On January 1, Charles D. Ferguson became president of the Federation of American Scientists, a nongovernmental organization founded in 1945 by Manhattan Project scientists to promote humanitarian uses of science and technology. Ferguson worked at FAS 10 years ago as director of its nuclear policy project, and he returns after working from 2004 to 2009 at the Council on Foreign Relations as part of the Independent Task Force on U.S. Nuclear Weapons Policy. Science News assistant managing editor Kristina Bartlett Brody asked Ferguson to discuss nuclear energy and nonproliferation.
How does nuclear energy fit in the overall energy picture today?
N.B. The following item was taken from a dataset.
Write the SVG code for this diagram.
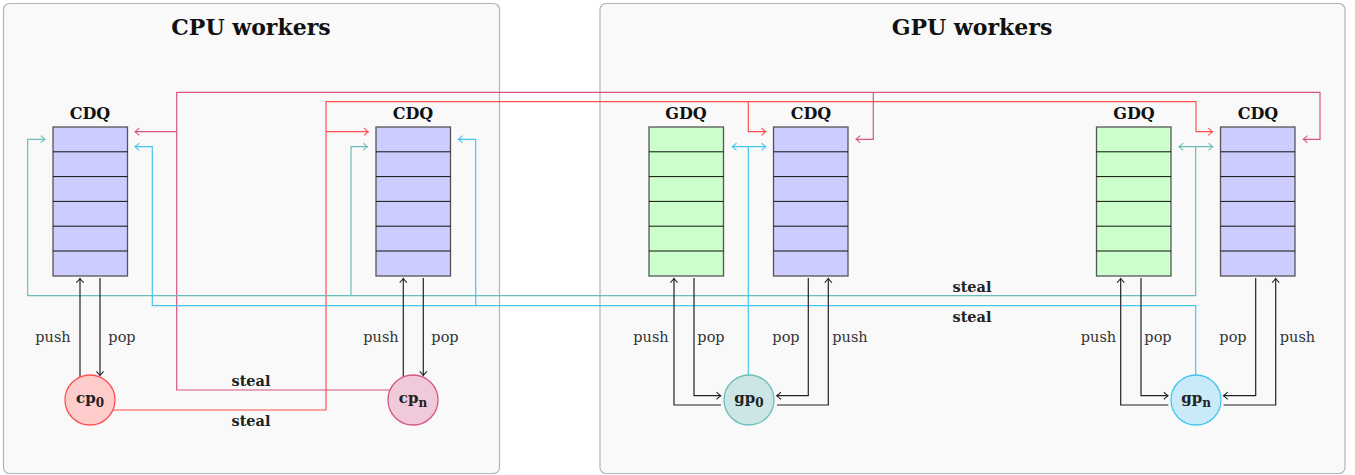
<svg xmlns="http://www.w3.org/2000/svg" width="1355" height="475" viewBox="0 0 1355 475">
<style>
.panel{fill:#f9f9f9;stroke:#b4b4b4;stroke-width:1.2}
.title{font-family:"DejaVu Serif","Liberation Serif",serif;font-weight:bold;font-size:22px;fill:#111;text-anchor:middle}
.qlabel{font-family:"DejaVu Serif","Liberation Serif",serif;font-weight:bold;font-size:16px;fill:#111;text-anchor:middle}
.lbl{font-family:"DejaVu Serif","Liberation Serif",serif;font-size:14.5px;fill:#333;text-anchor:middle}
.steal{font-family:"DejaVu Serif","Liberation Serif",serif;font-weight:bold;font-size:14.5px;fill:#222;text-anchor:middle}
.nlbl{font-family:"DejaVu Serif","Liberation Serif",serif;font-weight:bold;font-size:15px;fill:#222;text-anchor:middle}
.cdq{fill:#ccccff;stroke:#555;stroke-width:1.3}
.gdq{fill:#ccffcc;stroke:#555;stroke-width:1.3}
.cells{fill:none;stroke:#111;stroke-width:1}
.c{fill:none;stroke-width:1.2}
.k{stroke:#222}
.red{stroke:#ff4f4f}
.pink{stroke:#d9557f}
.teal{stroke:#6dbcbc}
.cyan{stroke:#44c6f0}
</style>
<defs>
<marker id="ak" viewBox="-5 -5 6 10" markerWidth="6" markerHeight="10" refX="0" refY="0" orient="auto-start-reverse" markerUnits="userSpaceOnUse" overflow="visible"><path d="M-4.2,-3.6 Q-1.5,-1 0,0 Q-1.5,1 -4.2,3.6" fill="none" stroke="#222" stroke-width="1.1"/></marker>
<marker id="ar" viewBox="-5 -5 6 10" markerWidth="6" markerHeight="10" refX="0" refY="0" orient="auto-start-reverse" markerUnits="userSpaceOnUse" overflow="visible"><path d="M-4.2,-3.6 Q-1.5,-1 0,0 Q-1.5,1 -4.2,3.6" fill="none" stroke="#ff4f4f" stroke-width="1.1"/></marker>
<marker id="ap" viewBox="-5 -5 6 10" markerWidth="6" markerHeight="10" refX="0" refY="0" orient="auto-start-reverse" markerUnits="userSpaceOnUse" overflow="visible"><path d="M-4.2,-3.6 Q-1.5,-1 0,0 Q-1.5,1 -4.2,3.6" fill="none" stroke="#d9557f" stroke-width="1.1"/></marker>
<marker id="at" viewBox="-5 -5 6 10" markerWidth="6" markerHeight="10" refX="0" refY="0" orient="auto-start-reverse" markerUnits="userSpaceOnUse" overflow="visible"><path d="M-4.2,-3.6 Q-1.5,-1 0,0 Q-1.5,1 -4.2,3.6" fill="none" stroke="#6dbcbc" stroke-width="1.1"/></marker>
<marker id="ac" viewBox="-5 -5 6 10" markerWidth="6" markerHeight="10" refX="0" refY="0" orient="auto-start-reverse" markerUnits="userSpaceOnUse" overflow="visible"><path d="M-4.2,-3.6 Q-1.5,-1 0,0 Q-1.5,1 -4.2,3.6" fill="none" stroke="#44c6f0" stroke-width="1.1"/></marker>
<path id="cellLines" d="M0,24.8 h74.5 M0,49.6 h74.5 M0,74.4 h74.5 M0,99.2 h74.5 M0,124 h74.5"/>
</defs>

<g id="panel-cpu">
<rect class="panel" x="3.5" y="3.5" width="496" height="470" rx="6"/>
<text class="title" x="251" y="35">CPU workers</text>
</g>
<g id="panel-gpu">
<rect class="panel" x="600" y="3.5" width="745" height="470" rx="6"/>
<text class="title" x="972" y="35">GPU workers</text>
</g>

<g id="connectors">
<!-- red: cp0 steal -->
<path class="c red" d="M113,410 H326 V101.7 H1196 V131.7 H1212.5" marker-end="url(#ar)"/>
<path class="c red" d="M326,131.7 H368.3" marker-end="url(#ar)"/>
<path class="c red" d="M748.3,101.7 V131.7 H765.7" marker-end="url(#ar)"/>
<!-- pink: cpn steal -->
<path class="c pink" d="M390,390 H176.7 V92.3 H1320 V139.3 H1303.3" marker-end="url(#ap)"/>
<path class="c pink" d="M176.7,131.7 H135" marker-end="url(#ap)"/>
<path class="c pink" d="M873.3,92.3 V139.3 H856" marker-end="url(#ap)"/>
<!-- teal -->
<path class="c teal" d="M1195.7,146.7 V295.7 H27.7 V139.3 H45" marker-end="url(#at)"/>
<path class="c teal" d="M351,295.7 V146.7 H367.3" marker-end="url(#at)"/>
<path class="c teal" d="M1179,146.7 H1212.7" marker-start="url(#at)" marker-end="url(#at)"/>
<!-- cyan -->
<path class="c cyan" d="M748.3,375 V146.7"/>
<path class="c cyan" d="M732.3,146.7 H765.7" marker-start="url(#ac)" marker-end="url(#ac)"/>
<path class="c cyan" d="M1195.7,375 V305.7 H152.3 V146.7 H135" marker-end="url(#ac)"/>
<path class="c cyan" d="M475.7,305.7 V139.3 H458.3" marker-end="url(#ac)"/>
<!-- push / pop cp0 -->
<path class="c k" d="M80,377 V278.5" marker-end="url(#ak)"/>
<path class="c k" d="M100,278 V375.5" marker-end="url(#ak)"/>
<!-- push / pop cpn -->
<path class="c k" d="M403.3,377 V278.5" marker-end="url(#ak)"/>
<path class="c k" d="M423.3,278 V375.5" marker-end="url(#ak)"/>
<!-- gp0 -->
<path class="c k" d="M721,405 H674 V278.5" marker-end="url(#ak)"/>
<path class="c k" d="M694,278 V395.7 H720.7" marker-end="url(#ak)"/>
<path class="c k" d="M808.3,278 V395.7 H776.7" marker-end="url(#ak)"/>
<path class="c k" d="M777,405 H828.3 V278.5" marker-end="url(#ak)"/>
<!-- gpn -->
<path class="c k" d="M1168.3,405 H1120.7 V278.5" marker-end="url(#ak)"/>
<path class="c k" d="M1141,278 V395.7 H1168" marker-end="url(#ak)"/>
<path class="c k" d="M1255.7,278 V395.7 H1223.5" marker-end="url(#ak)"/>
<path class="c k" d="M1223.5,405 H1275.7 V278.5" marker-end="url(#ak)"/>
</g>

<g id="labels">
<text class="lbl" x="53" y="341.5">push</text>
<text class="lbl" x="122" y="341.5">pop</text>
<text class="lbl" x="381" y="341.5">push</text>
<text class="lbl" x="445" y="341.5">pop</text>
<text class="lbl" x="651" y="341.5">push</text>
<text class="lbl" x="711" y="341.5">pop</text>
<text class="lbl" x="786" y="341.5">pop</text>
<text class="lbl" x="850" y="341.5">push</text>
<text class="lbl" x="1098.5" y="341.5">push</text>
<text class="lbl" x="1158" y="341.5">pop</text>
<text class="lbl" x="1233" y="341.5">pop</text>
<text class="lbl" x="1297.5" y="341.5">push</text>
<text class="steal" x="251" y="385.5">steal</text>
<text class="steal" x="251" y="425.5">steal</text>
<text class="steal" x="972" y="291.5">steal</text>
<text class="steal" x="972" y="321.5">steal</text>
</g>

<g id="cdq-cp0">
<rect class="cdq" x="53" y="127" width="74.5" height="149"/>
<use href="#cellLines" class="cells" x="53" y="127"/>
<text class="qlabel" x="90" y="118.5">CDQ</text>
</g>
<g id="cdq-cpn">
<rect class="cdq" x="376" y="127" width="74.5" height="149"/>
<use href="#cellLines" class="cells" x="376" y="127"/>
<text class="qlabel" x="413" y="118.5">CDQ</text>
</g>
<g id="gdq-gp0">
<rect class="gdq" x="649" y="127" width="74.5" height="149"/>
<use href="#cellLines" class="cells" x="649" y="127"/>
<text class="qlabel" x="686" y="118.5">GDQ</text>
</g>
<g id="cdq-gp0">
<rect class="cdq" x="773.5" y="127" width="74.5" height="149"/>
<use href="#cellLines" class="cells" x="773.5" y="127"/>
<text class="qlabel" x="811" y="118.5">CDQ</text>
</g>
<g id="gdq-gpn">
<rect class="gdq" x="1096.5" y="127" width="74.5" height="149"/>
<use href="#cellLines" class="cells" x="1096.5" y="127"/>
<text class="qlabel" x="1134" y="118.5">GDQ</text>
</g>
<g id="cdq-gpn">
<rect class="cdq" x="1220.5" y="127" width="74.5" height="149"/>
<use href="#cellLines" class="cells" x="1220.5" y="127"/>
<text class="qlabel" x="1258" y="118.5">CDQ</text>
</g>

<g id="node-cp0">
<circle cx="90" cy="400" r="25" fill="#ffcccc" stroke="#ff4f4f" stroke-width="1.3"/>
<text class="nlbl" x="90" y="403">cp<tspan font-size="12" dy="4">0</tspan></text>
</g>
<g id="node-cpn">
<circle cx="413" cy="400" r="25" fill="#f0cadb" stroke="#d9557f" stroke-width="1.3"/>
<text class="nlbl" x="413" y="403">cp<tspan font-size="12" dy="4">n</tspan></text>
</g>
<g id="node-gp0">
<circle cx="749" cy="400" r="25" fill="#cce6e6" stroke="#6dbcbc" stroke-width="1.3"/>
<text class="nlbl" x="749" y="403">gp<tspan font-size="12" dy="4">0</tspan></text>
</g>
<g id="node-gpn">
<circle cx="1196" cy="400" r="25" fill="#c8eaf9" stroke="#44c6f0" stroke-width="1.3"/>
<text class="nlbl" x="1196" y="403">gp<tspan font-size="12" dy="4">n</tspan></text>
</g>
</svg>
To put this in somewhat stark terms, it seems that often the debate is either death by climate change or death by nuclear war. It seems that dire at times. So, we’re all looking around for solutions, and there’s a recognition that there’s no one so-called silver bullet, but there are strong advocates who say that nuclear power must play a major role in combating climate change … because an operating nuclear power plant does not emit greenhouse gases.… Now, people in the nonproliferation community tend to think that if we go down that path, we’re going to have more and more countries with nuclear power plants and in essence latent nuclear weapons programs. Are we going to be in what [nonproliferation expert] Albert Wohlstetter warned of 30 years ago, “life in a nuclear armed crowd”?